A Trump lawyer "explicitly prohibited" FBI agents from looking in boxes in a storage room at Trump's property during a June search, the department said in a court filing.
Image: REUTERS/Rachel Mummey/ File photo

The US Justice Department said on Tuesday it found evidence to suggest that documents removed from the White House when Donald Trump left office were later concealed at his Florida home to obstruct a federal investigation into their whereabouts.

A Trump lawyer "explicitly prohibited" FBI agents from looking in boxes in a storage room at Trump's property during a June search, the department said in a court filing.

"The government also developed evidence that government records were likely concealed and removed from the Storage Room and that efforts were likely taken to obstruct the government’s investigation," the department argued in a filing in US District Court in the Southern District of Florida.

The Justice Department's filings come ahead of a Thursday court hearing before US District Judge Aileen Cannon in West Palm Beach.
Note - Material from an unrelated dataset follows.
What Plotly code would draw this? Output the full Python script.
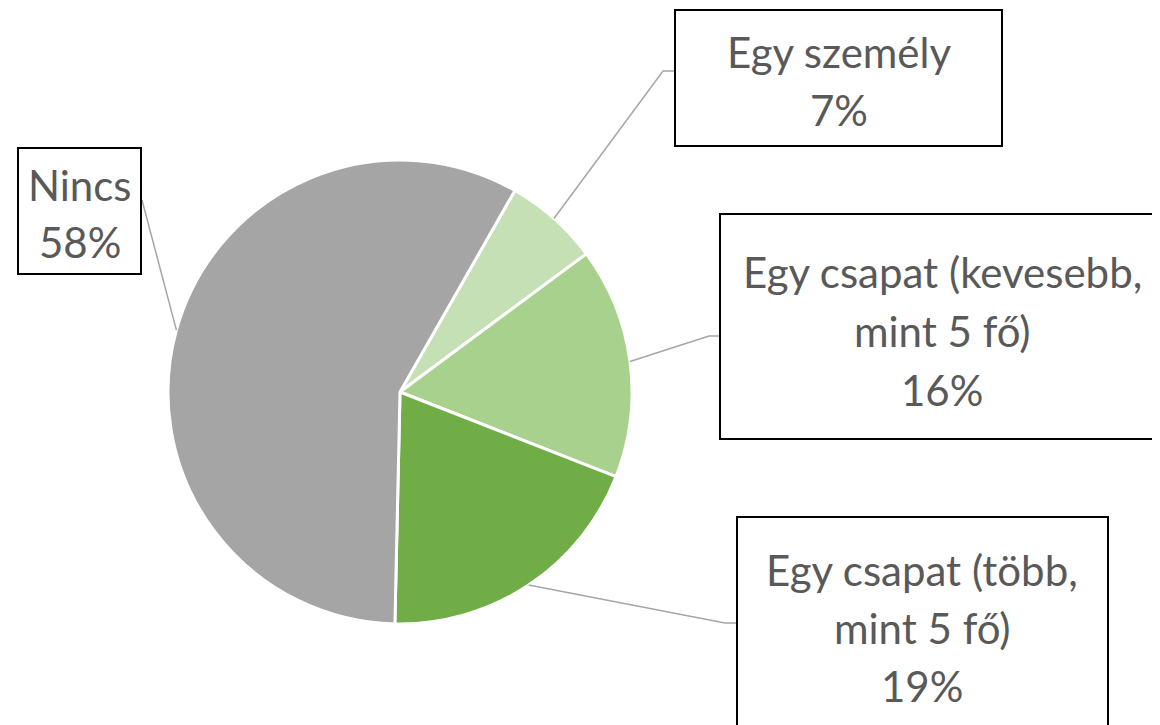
import math
import plotly.graph_objects as go

# ---- data ----
categories = ["Egy személy", "Egy csapat (kevesebb,<br>mint 5 fő)", "Egy csapat (több,<br>mint 5 fő)", "Nincs"]
values = [6.6, 16.1, 19.4, 57.9]
colors = ["#C5E0B4", "#A9D18E", "#70AD47", "#A5A5A5"]
start_angle = 29.7  # degrees clockwise from 12 o'clock

# page has an 8px body margin; work in screen pixels and convert
OFF = 8
W, H = 1160 - OFF, 725 - OFF
CX, CY, R = 400, 392, 232  # pie geometry in screen pixels

def px(x):
    return (x - OFF) / W

def py(y):
    return 1 - (y - OFF) / H

fig = go.Figure(go.Pie(
    labels=categories,
    values=values,
    sort=False,
    direction="clockwise",
    rotation=start_angle,
    marker=dict(colors=colors, line=dict(color="white", width=3)),
    textinfo="none",
    hoverinfo="label+percent",
    domain=dict(x=[px(CX - R), px(CX + R)], y=[py(CY + R), py(CY - R)]),
    showlegend=False,
))

total = sum(values)
pcts = [round(v / total * 100) for v in values]

boxes = [
    dict(box=(675, 10, 1002, 146), cx=838.5, ys=[52, 110], bend=(663, 71), attach=(675, 71)),
    dict(box=(720, 214, 1164, 439), cx=942, ys=[272, 331, 390], bend=(709, 336), attach=(720, 336)),
    dict(box=(737, 517, 1108, 760), cx=922, ys=[570, 628, 686], bend=(725, 623), attach=(737, 623)),
    dict(box=(18, 148, 141, 274), cx=79.5, ys=[185, 242], bend=(142, 200), attach=(142, 200)),
]

shapes = []
annotations = []
acc = 0.0
font = dict(family="Lato, 'Open Sans', sans-serif", size=42, color="#595959")
for i, (cat, v, p) in enumerate(zip(categories, values, pcts)):
    mid = start_angle + (acc + v / 2) / total * 360
    acc += v
    a = math.radians(mid)
    ex, ey = CX + R * math.sin(a), CY - R * math.cos(a)
    b = boxes[i]
    bx, by = b["bend"]
    axx, ayy = b["attach"]
    shapes.append(dict(type="path", xref="paper", yref="paper",
                       path=f"M {px(ex)} {py(ey)} L {px(bx)} {py(by)} L {px(axx)} {py(ayy)}",
                       line=dict(color="#A6A6A6", width=1.5)))
    l, t, r, bt = b["box"]
    shapes.append(dict(type="rect", xref="paper", yref="paper",
                       x0=px(l), x1=px(r), y0=py(bt), y1=py(t),
                       line=dict(color="black", width=2), fillcolor="white"))
    lines = cat.split("<br>") + [f"{p}%"]
    for txt, yy in zip(lines, b["ys"]):
        annotations.append(dict(text=txt, x=px(b["cx"]), y=py(yy), xref="paper", yref="paper",
                                xanchor="center", yanchor="middle", showarrow=False, font=font))

fig.update_layout(
    width=W, height=H,
    margin=dict(l=0, r=0, t=0, b=0),
    paper_bgcolor="white", plot_bgcolor="white",
    shapes=shapes, annotations=annotations,
)

fig.write_html("out.html")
She is weighing Trump's request to appoint a special master who would conduct a privilege review of the documents seized from Mar-a-Lago on August 8, many of which are labeled as classified.

A special master is an independent third party sometimes appointed by a court in sensitive cases to review materials potentially covered by attorney-client privilege to ensure investigators do not improperly view them.

A special master was appointed, for instance, in the searches of the homes and offices of two of Trump's former attorneys: Rudy Giuliani and Michael Cohen.

In Trump's initial request to the court, his attorneys claimed that the former president wanted to protect materials that were subject to a legal doctrine known as executive privilege, which can shield some presidential communications.

But legal experts called that argument into question, saying it was nonsensical for a former president to claim he wanted to assert executive privilege against the executive branch itself.